### [INSTRUCTIONS FOR THE TASK]
Write out every entry precisely as given, leaving the pictures out.

### [ENTRIES]
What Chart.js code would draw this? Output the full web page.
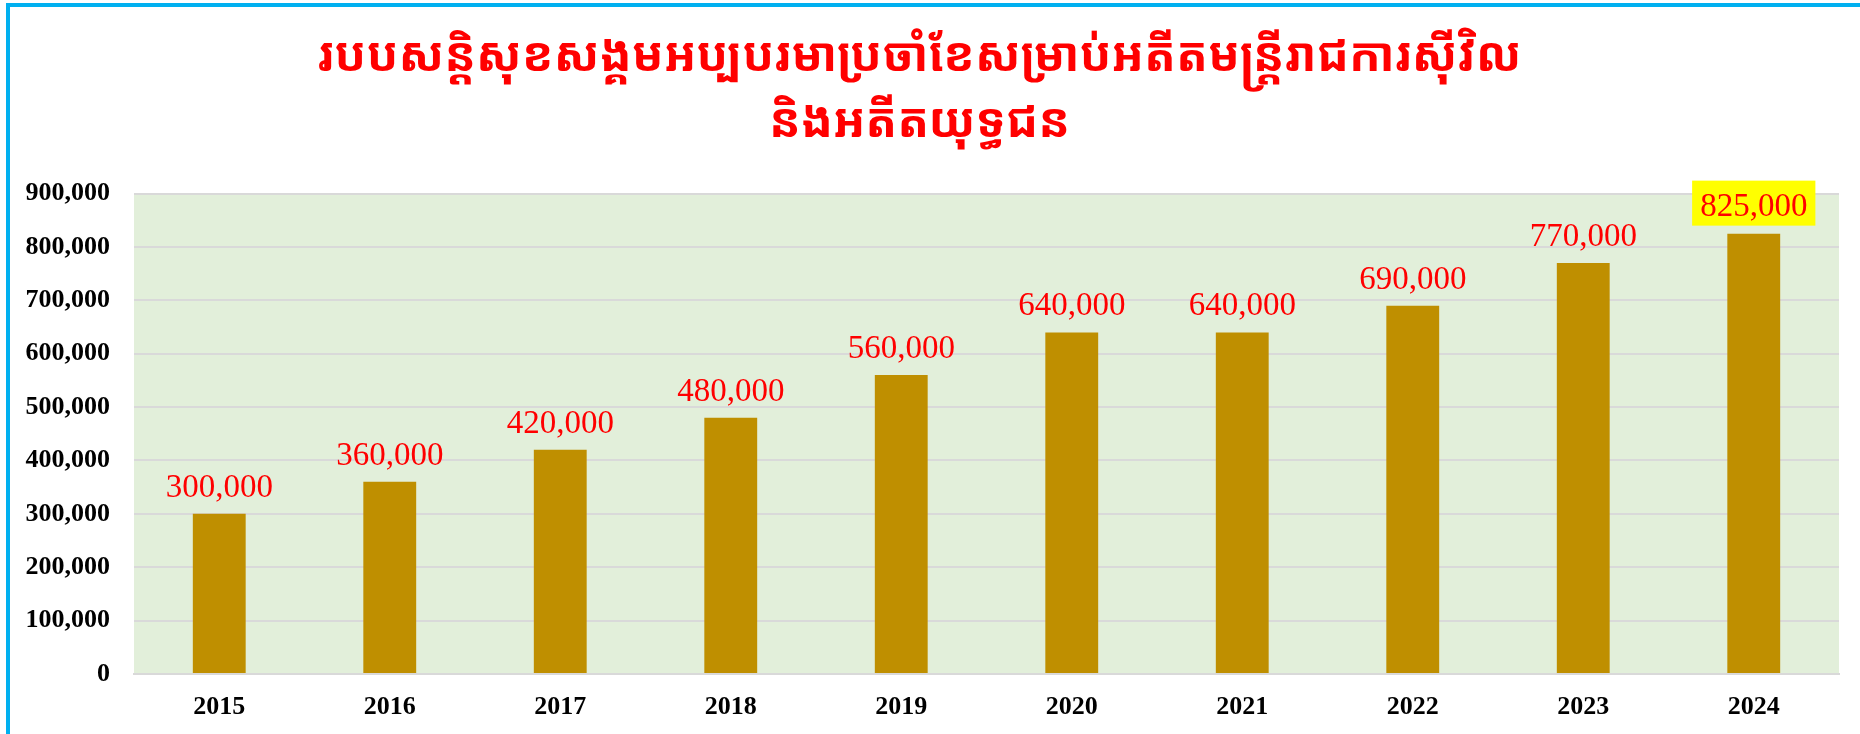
<!DOCTYPE html>
<html>
<head>
<meta charset="utf-8">
<script src="https://cdn.jsdelivr.net/npm/chart.js@4.4.1/dist/chart.umd.min.js"></script>
<style>
  html, body { margin: 0; padding: 0; background: #fff; overflow: hidden; }
  #wrap { position: relative; width: 1860px; height: 734px; }
  #frame {
    position: absolute; left: 6px; top: 3px; right: -10px; bottom: -10px;
    border-left: 4px solid #00B0F0; border-top: 4px solid #00B0F0;
    pointer-events: none;
  }
</style>
</head>
<body>
<div id="wrap">
  <canvas id="barCanvas" width="1860" height="734"></canvas>
  <div id="frame"></div>
</div>
<script>
const titleLines = [
    'របបសន្តិសុខសង្គមអប្បបរមាប្រចាំខែសម្រាប់អតីតមន្ត្រីរាជការស៊ីវិល',
    'និងអតីតយុទ្ធជន'
];
const years = ['2015', '2016', '2017', '2018', '2019', '2020', '2021', '2022', '2023', '2024'];
const amounts = [300000, 360000, 420000, 480000, 560000, 640000, 640000, 690000, 770000, 825000];
const highlighted = [false, false, false, false, false, false, false, false, false, true];

const yMax = 900000;
const yStep = 100000;

const fmt = (v) => v.toLocaleString('en-US');

// plot background
const plotBg = {
    id: 'plotBg',
    beforeDraw(chart) {
        const { ctx, chartArea: a } = chart;
        ctx.save();
        ctx.fillStyle = '#E2EFDA';
        ctx.fillRect(a.left, a.top, a.right - a.left, a.bottom - a.top);
        ctx.restore();
    }
};

// value labels above the bars
const valueLabels = {
    id: 'valueLabels',
    afterDatasetsDraw(chart) {
        const ctx = chart.ctx;
        const meta = chart.getDatasetMeta(0);
        ctx.save();
        ctx.font = '33px "Liberation Serif", "Times New Roman", serif';
        ctx.textAlign = 'center';
        ctx.textBaseline = 'alphabetic';
        meta.data.forEach((bar, i) => {
            const txt = fmt(amounts[i]);
            if (highlighted[i]) {
                const w = ctx.measureText(txt).width + 16;
                ctx.fillStyle = '#FFFF00';
                ctx.fillRect(bar.x - w / 2, bar.y - 53, w, 45);
                ctx.fillStyle = '#FF0000';
                ctx.fillText(txt, bar.x, bar.y - 18);
            } else {
                ctx.fillStyle = '#FF0000';
                ctx.fillText(txt, bar.x, bar.y - 17);
            }
        });
        ctx.restore();
    }
};

new Chart(document.getElementById('barCanvas').getContext('2d'), {
    type: 'bar',
    data: {
        labels: years,
        datasets: [{
            data: amounts,
            backgroundColor: '#BF8F00',
            borderWidth: 0,
            categoryPercentage: 1,
            barPercentage: 0.31
        }]
    },
    options: {
        responsive: false,
        animation: false,
        events: [],
        layout: { padding: { left: 0, right: 21, top: 0, bottom: 0 } },
        plugins: {
            legend: { display: false },
            tooltip: { enabled: false },
            title: {
                display: true,
                text: titleLines,
                color: '#FF0000',
                font: { family: '"Khmer OS Muol Light", "Noto Sans Khmer", "Noto Sans", serif', size: 47, weight: 'bold', lineHeight: 1.4 },
                padding: { top: 25, bottom: 37 }
            }
        },
        scales: {
            x: {
                grid: { display: false, drawTicks: false },
                border: { display: true, color: '#D9D9D9', width: 2 },
                ticks: {
                    color: '#000',
                    padding: 18,
                    font: { family: '"Liberation Serif", "Times New Roman", serif', size: 26, weight: 'bold' }
                },
                afterFit(s) { s.height = 60; }
            },
            y: {
                min: 0,
                max: yMax,
                grid: { color: '#D9D9D9', lineWidth: 2, drawTicks: false },
                border: { display: false },
                ticks: {
                    stepSize: yStep,
                    color: '#000',
                    padding: 24,
                    font: { family: '"Liberation Serif", "Times New Roman", serif', size: 26, weight: 'bold' },
                    callback: (v) => fmt(v)
                },
                afterFit(s) { s.width = 134; }
            }
        }
    },
    plugins: [plotBg, valueLabels]
});
</script>
</body>
</html>
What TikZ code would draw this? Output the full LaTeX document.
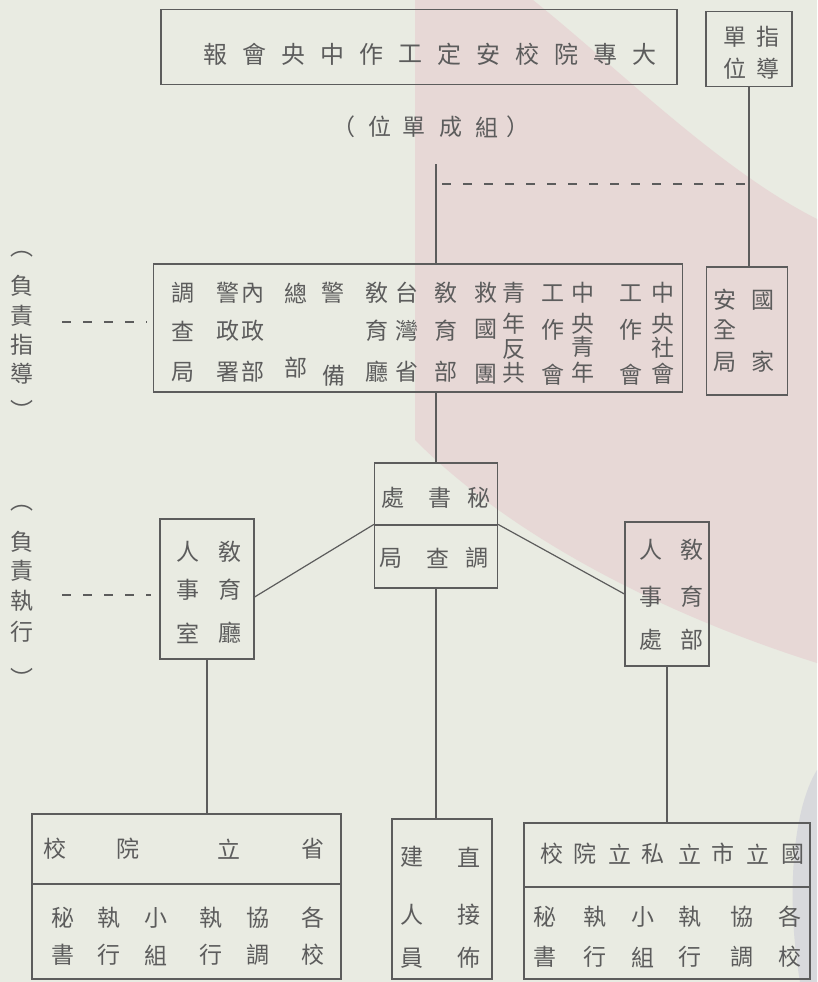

### [OUTPUT]
What Chart.js code would draw this? Output the full web page.
<!DOCTYPE html>
<html>
<head>
<meta charset="utf-8">
<script src="https://cdn.jsdelivr.net/npm/chart.js@4.4.1/dist/chart.umd.min.js"></script>
<style>
  html, body { margin: 0; padding: 0; background: #fff; overflow: hidden; }
  #wrap { position: relative; width: 1860px; height: 734px; }
  #frame {
    position: absolute; left: 6px; top: 3px; right: -10px; bottom: -10px;
    border-left: 4px solid #00B0F0; border-top: 4px solid #00B0F0;
    pointer-events: none;
  }
</style>
</head>
<body>
<div id="wrap">
  <canvas id="barCanvas" width="1860" height="734"></canvas>
  <div id="frame"></div>
</div>
<script>
const titleLines = [
    'របបសន្តិសុខសង្គមអប្បបរមាប្រចាំខែសម្រាប់អតីតមន្ត្រីរាជការស៊ីវិល',
    'និងអតីតយុទ្ធជន'
];
const years = ['2015', '2016', '2017', '2018', '2019', '2020', '2021', '2022', '2023', '2024'];
const amounts = [300000, 360000, 420000, 480000, 560000, 640000, 640000, 690000, 770000, 825000];
const highlighted = [false, false, false, false, false, false, false, false, false, true];

const yMax = 900000;
const yStep = 100000;

const fmt = (v) => v.toLocaleString('en-US');

// plot background
const plotBg = {
    id: 'plotBg',
    beforeDraw(chart) {
        const { ctx, chartArea: a } = chart;
        ctx.save();
        ctx.fillStyle = '#E2EFDA';
        ctx.fillRect(a.left, a.top, a.right - a.left, a.bottom - a.top);
        ctx.restore();
    }
};

// value labels above the bars
const valueLabels = {
    id: 'valueLabels',
    afterDatasetsDraw(chart) {
        const ctx = chart.ctx;
        const meta = chart.getDatasetMeta(0);
        ctx.save();
        ctx.font = '33px "Liberation Serif", "Times New Roman", serif';
        ctx.textAlign = 'center';
        ctx.textBaseline = 'alphabetic';
        meta.data.forEach((bar, i) => {
            const txt = fmt(amounts[i]);
            if (highlighted[i]) {
                const w = ctx.measureText(txt).width + 16;
                ctx.fillStyle = '#FFFF00';
                ctx.fillRect(bar.x - w / 2, bar.y - 53, w, 45);
                ctx.fillStyle = '#FF0000';
                ctx.fillText(txt, bar.x, bar.y - 18);
            } else {
                ctx.fillStyle = '#FF0000';
                ctx.fillText(txt, bar.x, bar.y - 17);
            }
        });
        ctx.restore();
    }
};

new Chart(document.getElementById('barCanvas').getContext('2d'), {
    type: 'bar',
    data: {
        labels: years,
        datasets: [{
            data: amounts,
            backgroundColor: '#BF8F00',
            borderWidth: 0,
            categoryPercentage: 1,
            barPercentage: 0.31
        }]
    },
    options: {
        responsive: false,
        animation: false,
        events: [],
        layout: { padding: { left: 0, right: 21, top: 0, bottom: 0 } },
        plugins: {
            legend: { display: false },
            tooltip: { enabled: false },
            title: {
                display: true,
                text: titleLines,
                color: '#FF0000',
                font: { family: '"Khmer OS Muol Light", "Noto Sans Khmer", "Noto Sans", serif', size: 47, weight: 'bold', lineHeight: 1.4 },
                padding: { top: 25, bottom: 37 }
            }
        },
        scales: {
            x: {
                grid: { display: false, drawTicks: false },
                border: { display: true, color: '#D9D9D9', width: 2 },
                ticks: {
                    color: '#000',
                    padding: 18,
                    font: { family: '"Liberation Serif", "Times New Roman", serif', size: 26, weight: 'bold' }
                },
                afterFit(s) { s.height = 60; }
            },
            y: {
                min: 0,
                max: yMax,
                grid: { color: '#D9D9D9', lineWidth: 2, drawTicks: false },
                border: { display: false },
                ticks: {
                    stepSize: yStep,
                    color: '#000',
                    padding: 24,
                    font: { family: '"Liberation Serif", "Times New Roman", serif', size: 26, weight: 'bold' },
                    callback: (v) => fmt(v)
                },
                afterFit(s) { s.width = 134; }
            }
        }
    },
    plugins: [plotBg, valueLabels]
});
</script>
</body>
</html>
What TikZ code would draw this? Output the full LaTeX document.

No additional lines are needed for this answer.